— Не плачь, говорит, мальчик, завтра будет и Шура вместе, и мамка будет, все будете вместе…
Ну и вот, говорит, он очередь из автомата пустил, этот немец, как раз в ту сторону, где мы лежали, в то дерево. Если б, говорит, на одну четверть ниже, он бы, говорит, убил бы меня. Две пули попали в ту сосну.
Ну, тогда они уже постреляли и поехали, а он, хлопчик, знал, что там на острове двое мужчин копали землянку себе, ну, вот он и побежал туда: може, их там найду, говорит. Прибегает туда, а они, говорит, коней выпрягли, покуривают в преспокойности. А я как закричу им, говорит:
— А, дядечки, скорей будем утекать! Уже немцы, говорит, уловили и повезли и дедушку, и Кузьму, и ребят!..
А они скоренько запрягли, один, говорит, дядька взял меня к себе на сани, в ноги ущемил, и, как могли только эти кони бежать, так они их гнали. Выскочили на озеро. Уже на середине озера, и немцы с этими людьми на озеро выехали и начали из пулемета по ним стрелять. Но они уже их не доставали, только этими осколками, льдом обсыпали их. Тогда они выехали к берегу, поставили автомат… не, пулемет, и стали по ним стрелять. Но уже их не доставали, они уже далеко были. Ну и вот, они уже тогда поехали к нам, и так вот он уже ко мне пришел и рассказал, что там случилось.
Тогда я соседям говорю:
— Ну, раз их уже сегодня уловили, то завтра нас уловят. Они сюда придут.
Ну, и так получилось. На зорьке они пришли к нам, эти немцы.
Нас много там собралось. Ну, не могли никак вопрос решить.
Один говорит:
— Поедем за озеро, за Лиснянское. А другой говорит:
— Не!..
— Соседи. Там же много было, може, сотни две. Ну, и тогда уже они так довалтузились, и уже солнце стало всходить, уже на озеро не выедешь: видно, немцы все равно убьют. И тут слышим из-за горы шорох какой-то. Изморозь большая была и шорох большой. А людей много, не добиться толку никак.
Кричат:
— Тише, тише! Хоть узнать, какой звук!
Вот тогда несколько хлопчиков побежали на гору, и я в том числе побежала на гору, и мой хлопчик, этот больший, побежал со мною.
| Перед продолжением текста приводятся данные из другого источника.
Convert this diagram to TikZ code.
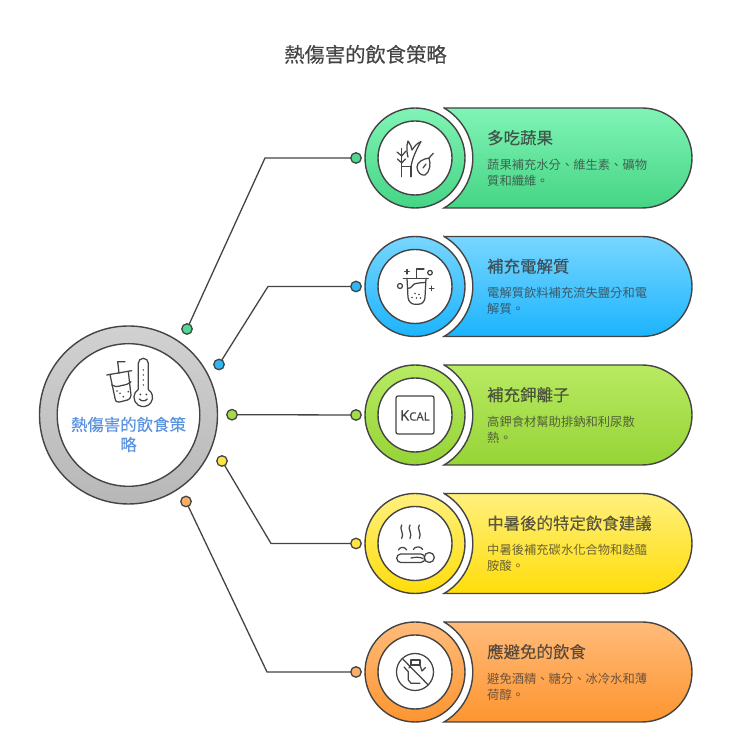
\documentclass[tikz,border=0pt]{standalone}
\usepackage{fontspec}
\setmainfont{Noto Sans CJK TC}
\newfontfamily\medfont[FakeBold=0.2]{Noto Sans CJK TC}
\newfontfamily\kcalfont[FakeBold=0.5]{Open Sans}
\definecolor{ink}{HTML}{444444}
\definecolor{gAt}{HTML}{80F4B5}\definecolor{gAb}{HTML}{45D585}\definecolor{gAd}{HTML}{4FD890}
\definecolor{gBt}{HTML}{78D6FF}\definecolor{gBb}{HTML}{1CB4FD}\definecolor{gBd}{HTML}{2DB8F5}
\definecolor{gCt}{HTML}{B8EA62}\definecolor{gCb}{HTML}{96D436}\definecolor{gCd}{HTML}{A4DC48}
\definecolor{gDt}{HTML}{FFF07E}\definecolor{gDb}{HTML}{FFDD0A}\definecolor{gDd}{HTML}{FFE544}
\definecolor{gEt}{HTML}{FFBB7A}\definecolor{gEb}{HTML}{FD9530}\definecolor{gEd}{HTML}{FBAE68}
\definecolor{labelblue}{HTML}{5A93E0}
\tikzset{
  x=1pt,y=1pt,
  outline/.style={draw=ink,line width=1.4pt},
  iconline/.style={draw=ink,line width=1.25pt,line cap=round,line join=round},
  conn/.style={draw=ink,line width=1.3pt},
  dot/.style={circle,draw=ink,line width=1.3pt,minimum size=10.5pt,inner sep=0pt,outer sep=0pt},
  disc/.style={circle,outline,minimum size=#1,inner sep=0pt,outer sep=0pt},
  headtxt/.style={anchor=base west,inner sep=0pt,font=\medfont\fontsize{16.45}{16.45}\selectfont,text=black!80,text opacity=.78},
  desctxt/.style={anchor=base west,inner sep=0pt,font=\fontsize{12.3}{12.3}\selectfont,text=black!80,text opacity=.72},
  hubtxt/.style={inner sep=0pt,text=labelblue,font=\medfont\fontsize{16.4}{16.4}\selectfont},
}
% #1 id, #2 image y, #3 colour key, #4 heading, #5 line 1, #6 line 2, #7 icon
\newcommand{\rowitem}[7]{%
  \pgfmathsetmacro{\Yc}{738-#2}
  \begin{scope}[shift={(415,\Yc)}]
    \path[outline,top color=g#3t,bottom color=g#3b]
      (29,50) -- (227,50) arc[start angle=90,end angle=-90,radius=50]
      -- (29,-50) arc[start angle=-59.9,end angle=59.9,radius=57.8] -- cycle;
    \node[disc=100pt,top color=g#3t,bottom color=g#3b] (ring#1) at (0,0) {};
    \node[disc=74pt,fill=white] (core#1) at (0,0) {};
    \node[dot,fill=g#3d] (end#1) at (-59,0) {};
    \node[headtxt] (head#1) at (72,14) {#4};
    \node[desctxt] (lineA#1) at (72,-11.2) {#5};
    \node[desctxt] (lineB#1) at (72,-27.2) {#6};
    #7
  \end{scope}}
\begin{document}
\begin{tikzpicture}
\useasboundingbox (0,0) rectangle (740,738);
\node[inner sep=0pt,font=\medfont\fontsize{20.3}{20.3}\selectfont,text=ink] (title) at (365.5,683.6) {熱傷害的飲食策略};

\rowitem{1}{158}{A}{多吃蔬果}{蔬果補充水分、維生素、礦物}{質和纖維。}{%
  \draw[iconline] (-13.3,-18.7) -- (-13.3,9.5);
  \draw[iconline] (-4,-18.7) -- (-4,-8.7) -- (-13.3,-8.7);
  \draw[iconline] (-18,6) -- (-13.3,2) -- (-9,7);
  \draw[iconline] (-17.5,-1) -- (-13.3,-5) -- (-9.5,-1);
  \draw[iconline] (-4,-8.7) .. controls (-3,-2) and (0,6) .. (6,16.5) .. controls (1,14) and (-1,11) .. (-3,8) .. controls (-3,11) and (-5,14) .. (-7,17) .. controls (-9,12) and (-8,4) .. (-7,1);
  \draw[iconline] (14,0) .. controls (8,-1) and (2,-4) .. (2,-9) .. controls (2,-14) and (6,-18) .. (10,-17) .. controls (15,-14) and (16,-6) .. (14,0) -- (18.3,4.7);
  \draw[iconline] (8,-10) -- (11,-6);
}
\rowitem{2}{286.5}{B}{補充電解質}{電解質飲料補充流失鹽分和電}{解質。}{%
  \draw[iconline] (-11.7,8.2) -- (13.3,8.2);
  \draw[iconline] (-8,8.2) -- (-7,-11) .. controls (-6.5,-15.5) and (-3,-17.8) .. (0,-17.8) -- (3,-17.8) .. controls (7,-17.8) and (9.5,-15.5) .. (10,-11) -- (11,8.2);
  \draw[iconline] (1.7,8.2) -- (1.7,17.5) -- (9,17.5);
  \draw[iconline] (-7.5,-2) .. controls (-2,-2) and (-3,3) .. (1,3) .. controls (4,3.5) and (7,4) .. (10.6,4);
  \draw[iconline] (-8,12.5) -- (-8,17) (-10.2,14.8) -- (-5.8,14.8);
  \draw[iconline] (16.7,-4) -- (16.7,.4) (14.5,-1.8) -- (18.9,-1.8);
  \draw[iconline] (15,13.8) circle[radius=2.3];
  \draw[iconline] (-15,.5) circle[radius=2.5];
  \foreach \p in {(0,-7),(4,-8),(-3,-11),(1.5,-11.5),(5.5,-11.5)} \fill[ink] \p circle[radius=.8];
}
\rowitem{3}{415}{C}{補充鉀離子}{高鉀食材幫助排鈉和利尿散}{熱。}{%
  \draw[iconline,rounded corners=2pt] (-19,-19) rectangle (19,19);
  \node[inner sep=0pt,text=ink] (kcal) at (0,-.5) {\kcalfont\fontsize{14.5}{14.5}\selectfont K\fontsize{11.5}{11.5}\selectfont CAL};
}
\rowitem{4}{543.5}{D}{中暑後的特定飲食建議}{中暑後補充碳水化合物和麩醯}{胺酸。}{%
  \foreach \sx in {-13.3,-5,4.3} \draw[iconline] (\sx,18.5) .. controls (\sx-3,15) and (\sx+3,10) .. (\sx,5);
  \draw[iconline,rounded corners=4.2pt] (-18.3,-19) rectangle (10,-10.5);
  \draw[iconline] (-4,-14.5) .. controls (0,-13.5) and (5,-13.5) .. (8,-15);
  \draw[iconline,fill=white] (14.3,-14) circle[radius=5];
  \draw[iconline] (-16.7,-6.5) .. controls (-15,-3) and (-10,-3) .. (-8.3,-6.5);
  \draw[iconline] (-1.7,-6) .. controls (0,-2.5) and (6,-2.5) .. (7.7,-6);
}
\rowitem{5}{672}{E}{應避免的飲食}{避免酒精、糖分、冰冷水和薄}{荷醇。}{%
  \draw[iconline] (0,0) circle[radius=18.5];
  \draw[iconline] (-12.3,13) -- (13.3,-13);
  \draw[iconline] (-4,7) -- (-4,12) -- (5,12) -- (5,7) -- (-4,7);
  \draw[iconline] (-11,5) -- (-6.7,.3) -- (-6.7,-8) -- (-4,-11.3) -- (5,-11.3);
  \draw[iconline] (-4,7) -- (-6,4);
  \draw[iconline] (5,7) -- (7,1) -- (10.5,4.5);
}

% central hub
\begin{scope}[shift={(128.5,323)}]
  \node[disc=178pt,top color=black!18,bottom color=black!28] (hubring) at (0,0) {};
  \node[disc=142.6pt,fill=white] (hub) at (0,0) {};
  \draw[iconline] (-21.8,40) -- (3.2,44.3);
  \draw[iconline] (-18.5,40.5) -- (-13.5,16.7) .. controls (-13,13) and (-11,12.6) .. (-9,13) -- (-1,15) .. controls (1,15.5) and (2.2,17) .. (2.5,19.7) -- (-.2,43.7);
  \draw[iconline] (-9.5,41.7) -- (-10.8,53.3) -- (-3.5,53.3);
  \draw[iconline] (-16.8,30) .. controls (-11,26.5) and (-8,30) .. (-4,30) .. controls (-2,30) and (0,31.5) .. (2.5,33.3);
  \foreach \p in {(-8.5,21.7),(-.2,23.3),(-5.2,18.3),(-11.5,24)} \fill[ink] \p circle[radius=.9];
  \draw[iconline] (9.8,25.5) -- (9.8,51.7) arc[start angle=180,end angle=0,radius=5] -- (19.8,25.5) arc[start angle=57,end angle=-237,radius=9.3] -- cycle;
  \foreach \ty in {30,35,40,45} \fill[ink] (14.8,\ty) circle[radius=.8];
  \fill[ink] (11.8,20.5) circle[radius=1] (17.8,20.5) circle[radius=1];
  \draw[iconline] (10.8,16) .. controls (12.8,13.5) and (16.8,13.5) .. (18.8,16);
  \node[hubtxt] (hubA) at (0,-9.5) {熱傷害的飲食策};
  \node[hubtxt] (hubB) at (0,-29.5) {略};
\end{scope}

% hub-side dots
\node[dot,fill=gAd] (startA) at (187,409) {};
\node[dot,fill=gBd] (startB) at (219,373.5) {};
\node[dot,fill=gCd] (startC) at (232,323.3) {};
\node[dot,fill=gDd] (startD) at (222,277) {};
\node[dot,fill=gEd] (startE) at (186,236.5) {};
\coordinate (bendA) at (265,580);
\coordinate (bendB) at (268,451.5);
\coordinate (bendD) at (271,194.5);
\coordinate (bendE) at (267,66);
\draw[conn] (startA) -- (bendA) -- (end1);
\draw[conn] (startB) -- (bendB) -- (end2);
\draw[conn] (startC) -- (end3);
\draw[conn] (startD) -- (bendD) -- (end4);
\draw[conn] (startE) -- (bendE) -- (end5);
\end{tikzpicture}
\end{document}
Ну, человек нас десять и побежало. Только мы на гору взбежали — и тут, под нами такой густой, густой сосняк. И тут немцы. Идут из-под горы. Мы тогда закричали и руками замахали этим, что уже немцы, немцы… И они как стояли под горой, так и пустились вдоль болота. А мы по горе побежали. И вот мы по горе бежали, а уж немцы — их штуки три бежало за нами. По-русски уже кричали, по матушке на нас, и стреляли, а мы все бежали. На мне был полушубок надет, я расшпилилася, и полы эти махались, и пуля попала мне в полу, разрывная. Тут вырвало клок. Я тогда полушубок сняла и кинула. Все равно я с ним никуда не убегу. И у кого были там какие котомки за плечами с сухарями — все покидали. И побежали — в чем стоим. Прибежали к одному озеру и говорим:
— Или по болоту обегать, или через озеро? А я говорю:
— Не, побежим лучше прямиком через озеро. Пока будем путаться — тут они нас и настигнут.
— Карасино. Вот. Так перебежали мы уже это озеро. Я первая побежала, и за мною все побежали. Вышли на проталину. Это дело было перед пасхой, проталины были. Стоим. Обтираемся, потому что с нас пот льется со всех. И вдруг нам наперед едут немцы на паре коней. А куда ж нам деваться? Вперед идти — тут лес редкий совсем, они нас тут убьют. Назад идти — там стреляют и люди кричат, жгут, дым столбом идет. Прямо страх невозможный! Куды деваться? И вдруг, глядим — лежит от пас так вот елка лохматая, заваленная в болото. Я говорю одному мальцу:
— Давай под эту макушку ляжем, ты с одной стороны, а я — с другой.